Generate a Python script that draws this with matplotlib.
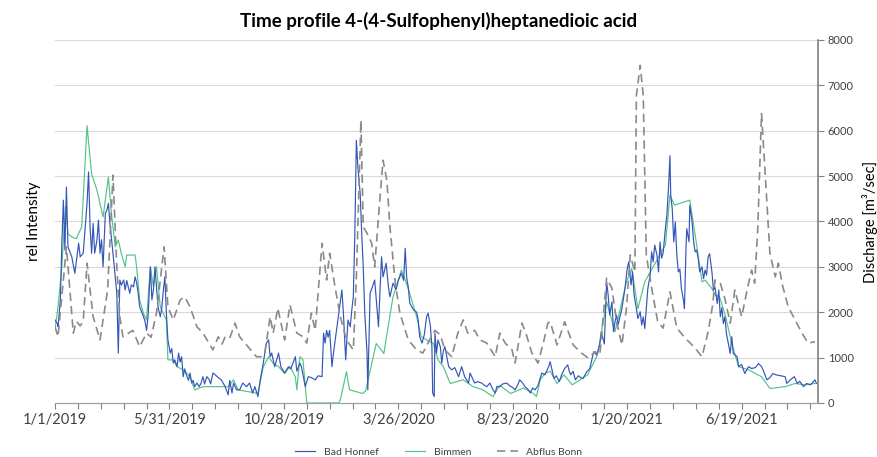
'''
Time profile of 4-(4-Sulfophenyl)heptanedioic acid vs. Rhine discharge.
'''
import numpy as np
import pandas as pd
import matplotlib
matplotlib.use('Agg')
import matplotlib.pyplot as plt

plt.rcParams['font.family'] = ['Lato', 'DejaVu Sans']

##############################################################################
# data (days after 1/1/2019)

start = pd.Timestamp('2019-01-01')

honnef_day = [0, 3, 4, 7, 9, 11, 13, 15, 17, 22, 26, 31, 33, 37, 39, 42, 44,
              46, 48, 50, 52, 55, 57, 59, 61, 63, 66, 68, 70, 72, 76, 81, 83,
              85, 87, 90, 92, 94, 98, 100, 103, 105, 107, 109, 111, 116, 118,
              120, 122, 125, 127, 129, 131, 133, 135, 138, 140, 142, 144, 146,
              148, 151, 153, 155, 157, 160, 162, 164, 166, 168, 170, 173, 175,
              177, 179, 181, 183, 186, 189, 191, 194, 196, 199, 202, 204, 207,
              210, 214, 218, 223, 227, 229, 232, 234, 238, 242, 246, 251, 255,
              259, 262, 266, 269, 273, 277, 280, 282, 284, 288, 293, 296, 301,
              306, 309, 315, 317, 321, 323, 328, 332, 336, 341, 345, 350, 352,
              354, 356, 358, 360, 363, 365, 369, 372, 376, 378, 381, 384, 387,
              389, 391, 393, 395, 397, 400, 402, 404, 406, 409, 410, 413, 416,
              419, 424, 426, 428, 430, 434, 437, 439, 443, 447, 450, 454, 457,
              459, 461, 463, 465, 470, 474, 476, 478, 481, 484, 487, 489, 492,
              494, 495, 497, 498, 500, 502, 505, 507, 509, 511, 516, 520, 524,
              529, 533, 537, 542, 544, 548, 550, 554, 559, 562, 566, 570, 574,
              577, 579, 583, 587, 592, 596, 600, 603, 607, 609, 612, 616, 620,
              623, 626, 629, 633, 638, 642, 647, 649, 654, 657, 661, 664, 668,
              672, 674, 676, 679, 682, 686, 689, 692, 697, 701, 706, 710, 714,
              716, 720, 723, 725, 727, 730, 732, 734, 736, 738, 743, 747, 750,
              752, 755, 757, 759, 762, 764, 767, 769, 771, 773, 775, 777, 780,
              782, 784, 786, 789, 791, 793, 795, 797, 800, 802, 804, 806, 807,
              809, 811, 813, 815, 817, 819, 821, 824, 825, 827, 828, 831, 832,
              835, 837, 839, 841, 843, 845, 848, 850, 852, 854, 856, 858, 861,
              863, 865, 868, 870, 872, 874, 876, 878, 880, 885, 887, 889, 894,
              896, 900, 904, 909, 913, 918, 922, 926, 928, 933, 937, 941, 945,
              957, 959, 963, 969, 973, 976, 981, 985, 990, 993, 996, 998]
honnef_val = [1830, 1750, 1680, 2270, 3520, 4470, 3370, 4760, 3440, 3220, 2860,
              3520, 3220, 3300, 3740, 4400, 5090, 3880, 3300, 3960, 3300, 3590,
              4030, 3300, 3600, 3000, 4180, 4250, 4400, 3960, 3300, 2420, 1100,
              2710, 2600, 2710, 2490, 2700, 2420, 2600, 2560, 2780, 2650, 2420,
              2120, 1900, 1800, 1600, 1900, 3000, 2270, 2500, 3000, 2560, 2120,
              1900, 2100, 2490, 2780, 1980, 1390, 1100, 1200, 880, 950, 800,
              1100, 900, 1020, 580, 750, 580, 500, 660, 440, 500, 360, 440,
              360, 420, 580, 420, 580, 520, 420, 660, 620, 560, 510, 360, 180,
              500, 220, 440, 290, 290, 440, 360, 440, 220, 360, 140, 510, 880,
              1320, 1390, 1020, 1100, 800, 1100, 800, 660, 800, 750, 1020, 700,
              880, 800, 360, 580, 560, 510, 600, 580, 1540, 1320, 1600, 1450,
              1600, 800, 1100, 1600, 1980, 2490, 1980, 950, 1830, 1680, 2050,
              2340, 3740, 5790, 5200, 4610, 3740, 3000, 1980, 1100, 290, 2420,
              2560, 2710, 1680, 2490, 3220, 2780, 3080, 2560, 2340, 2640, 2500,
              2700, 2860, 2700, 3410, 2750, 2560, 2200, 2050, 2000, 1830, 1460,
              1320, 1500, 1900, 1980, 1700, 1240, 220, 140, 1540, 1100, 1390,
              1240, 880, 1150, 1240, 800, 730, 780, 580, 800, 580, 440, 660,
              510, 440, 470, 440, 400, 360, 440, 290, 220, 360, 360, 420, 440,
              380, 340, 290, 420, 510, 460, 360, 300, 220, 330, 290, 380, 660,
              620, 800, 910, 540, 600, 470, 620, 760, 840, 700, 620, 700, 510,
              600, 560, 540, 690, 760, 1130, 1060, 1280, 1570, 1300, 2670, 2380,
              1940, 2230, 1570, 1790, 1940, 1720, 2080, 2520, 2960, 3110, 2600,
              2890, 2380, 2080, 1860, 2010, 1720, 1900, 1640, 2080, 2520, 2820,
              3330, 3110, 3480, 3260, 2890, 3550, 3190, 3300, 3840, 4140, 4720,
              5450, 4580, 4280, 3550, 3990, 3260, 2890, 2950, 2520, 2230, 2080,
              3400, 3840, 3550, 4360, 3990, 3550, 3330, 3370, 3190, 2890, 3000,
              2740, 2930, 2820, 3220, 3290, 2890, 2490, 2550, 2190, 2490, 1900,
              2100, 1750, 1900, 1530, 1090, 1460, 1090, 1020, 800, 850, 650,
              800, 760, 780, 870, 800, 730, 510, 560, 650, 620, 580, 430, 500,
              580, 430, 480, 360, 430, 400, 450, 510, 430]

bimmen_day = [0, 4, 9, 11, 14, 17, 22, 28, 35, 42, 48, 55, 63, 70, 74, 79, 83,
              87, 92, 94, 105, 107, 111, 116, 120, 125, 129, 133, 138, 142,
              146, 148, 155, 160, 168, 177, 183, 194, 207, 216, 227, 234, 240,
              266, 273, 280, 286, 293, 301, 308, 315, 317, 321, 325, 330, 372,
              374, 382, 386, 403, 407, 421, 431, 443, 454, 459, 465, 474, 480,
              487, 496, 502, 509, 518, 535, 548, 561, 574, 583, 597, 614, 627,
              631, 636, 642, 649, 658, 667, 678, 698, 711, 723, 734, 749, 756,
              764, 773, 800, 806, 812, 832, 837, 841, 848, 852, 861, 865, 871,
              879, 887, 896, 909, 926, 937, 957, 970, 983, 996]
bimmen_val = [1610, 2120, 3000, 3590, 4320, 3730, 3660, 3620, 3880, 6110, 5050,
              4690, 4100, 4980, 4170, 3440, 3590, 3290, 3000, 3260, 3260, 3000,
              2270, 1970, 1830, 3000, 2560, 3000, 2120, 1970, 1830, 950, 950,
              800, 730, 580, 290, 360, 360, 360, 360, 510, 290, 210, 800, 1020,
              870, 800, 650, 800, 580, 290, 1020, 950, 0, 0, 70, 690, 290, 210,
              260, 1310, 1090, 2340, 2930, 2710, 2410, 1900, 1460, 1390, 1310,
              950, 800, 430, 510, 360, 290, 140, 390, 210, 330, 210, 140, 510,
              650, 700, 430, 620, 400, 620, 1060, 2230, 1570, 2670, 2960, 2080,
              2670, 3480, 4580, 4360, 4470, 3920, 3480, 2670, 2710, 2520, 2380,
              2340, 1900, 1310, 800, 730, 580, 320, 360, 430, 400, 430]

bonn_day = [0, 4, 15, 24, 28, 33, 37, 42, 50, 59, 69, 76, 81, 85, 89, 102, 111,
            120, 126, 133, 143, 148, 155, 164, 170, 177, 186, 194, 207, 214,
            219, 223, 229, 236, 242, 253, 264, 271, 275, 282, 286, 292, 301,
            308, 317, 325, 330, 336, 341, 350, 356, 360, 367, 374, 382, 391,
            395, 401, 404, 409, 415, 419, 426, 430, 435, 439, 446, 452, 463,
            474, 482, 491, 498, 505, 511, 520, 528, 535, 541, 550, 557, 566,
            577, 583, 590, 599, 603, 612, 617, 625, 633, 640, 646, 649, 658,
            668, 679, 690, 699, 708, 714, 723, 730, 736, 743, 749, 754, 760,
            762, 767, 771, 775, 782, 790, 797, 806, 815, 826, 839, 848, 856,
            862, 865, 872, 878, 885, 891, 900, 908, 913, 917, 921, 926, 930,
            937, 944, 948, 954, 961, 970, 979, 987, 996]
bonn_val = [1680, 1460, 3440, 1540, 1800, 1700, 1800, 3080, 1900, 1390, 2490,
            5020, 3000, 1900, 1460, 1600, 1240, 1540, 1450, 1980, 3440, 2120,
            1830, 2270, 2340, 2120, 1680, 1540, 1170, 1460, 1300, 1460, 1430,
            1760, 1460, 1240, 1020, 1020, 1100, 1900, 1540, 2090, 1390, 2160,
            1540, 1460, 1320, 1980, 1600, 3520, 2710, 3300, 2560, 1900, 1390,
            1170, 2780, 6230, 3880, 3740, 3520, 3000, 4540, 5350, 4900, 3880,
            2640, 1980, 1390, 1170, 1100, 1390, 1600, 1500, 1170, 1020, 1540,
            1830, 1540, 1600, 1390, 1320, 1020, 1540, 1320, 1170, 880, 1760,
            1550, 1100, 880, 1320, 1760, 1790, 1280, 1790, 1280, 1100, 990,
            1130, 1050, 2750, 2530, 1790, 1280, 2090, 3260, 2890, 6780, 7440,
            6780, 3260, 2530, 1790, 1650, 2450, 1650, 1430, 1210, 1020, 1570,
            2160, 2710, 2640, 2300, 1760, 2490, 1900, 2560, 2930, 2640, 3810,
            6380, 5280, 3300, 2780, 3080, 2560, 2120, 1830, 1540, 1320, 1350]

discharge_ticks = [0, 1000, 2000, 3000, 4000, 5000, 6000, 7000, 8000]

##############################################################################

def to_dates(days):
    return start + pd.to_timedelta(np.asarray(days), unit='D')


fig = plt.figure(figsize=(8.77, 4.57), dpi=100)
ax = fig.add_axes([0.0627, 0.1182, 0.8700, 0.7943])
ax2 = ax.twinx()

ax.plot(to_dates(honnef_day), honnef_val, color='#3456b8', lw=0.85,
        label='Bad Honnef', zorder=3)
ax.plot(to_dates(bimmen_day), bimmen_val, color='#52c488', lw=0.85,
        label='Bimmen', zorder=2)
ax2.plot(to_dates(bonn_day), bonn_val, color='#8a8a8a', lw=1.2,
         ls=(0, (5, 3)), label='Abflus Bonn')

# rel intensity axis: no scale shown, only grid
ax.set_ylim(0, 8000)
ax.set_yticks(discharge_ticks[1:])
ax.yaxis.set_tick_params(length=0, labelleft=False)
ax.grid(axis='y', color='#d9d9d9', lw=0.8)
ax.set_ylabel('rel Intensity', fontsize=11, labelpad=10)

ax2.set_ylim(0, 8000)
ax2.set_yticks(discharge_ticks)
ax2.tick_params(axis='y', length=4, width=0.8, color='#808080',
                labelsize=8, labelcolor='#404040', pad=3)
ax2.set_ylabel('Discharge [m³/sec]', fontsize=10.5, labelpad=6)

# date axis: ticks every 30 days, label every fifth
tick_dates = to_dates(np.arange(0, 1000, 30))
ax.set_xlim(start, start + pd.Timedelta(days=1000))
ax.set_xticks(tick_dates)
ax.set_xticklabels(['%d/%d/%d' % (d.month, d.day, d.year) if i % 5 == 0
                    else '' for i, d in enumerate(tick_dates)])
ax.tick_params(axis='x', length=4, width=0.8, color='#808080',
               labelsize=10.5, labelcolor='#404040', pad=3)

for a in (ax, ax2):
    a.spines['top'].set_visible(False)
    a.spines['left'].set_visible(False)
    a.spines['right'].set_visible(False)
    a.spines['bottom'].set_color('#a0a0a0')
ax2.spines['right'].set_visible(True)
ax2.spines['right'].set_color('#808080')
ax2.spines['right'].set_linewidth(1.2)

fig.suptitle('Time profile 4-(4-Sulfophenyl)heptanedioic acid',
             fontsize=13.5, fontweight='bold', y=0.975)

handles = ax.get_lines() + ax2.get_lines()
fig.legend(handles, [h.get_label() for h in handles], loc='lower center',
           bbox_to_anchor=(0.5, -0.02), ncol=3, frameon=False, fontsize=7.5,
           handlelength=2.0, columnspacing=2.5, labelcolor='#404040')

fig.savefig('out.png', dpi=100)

§ **WHAT YOU ARE ASKED TO DO**:
Starting with the first line of the data above and ending with the line containing "start = pd.Timestamp('2019-01-01')", please restate every line exactly, leaving images out.

§ **TASK RESULT**:
Generate a Python script that draws this with matplotlib.
'''
Time profile of 4-(4-Sulfophenyl)heptanedioic acid vs. Rhine discharge.
'''
import numpy as np
import pandas as pd
import matplotlib
matplotlib.use('Agg')
import matplotlib.pyplot as plt

plt.rcParams['font.family'] = ['Lato', 'DejaVu Sans']

##############################################################################
# data (days after 1/1/2019)

start = pd.Timestamp('2019-01-01')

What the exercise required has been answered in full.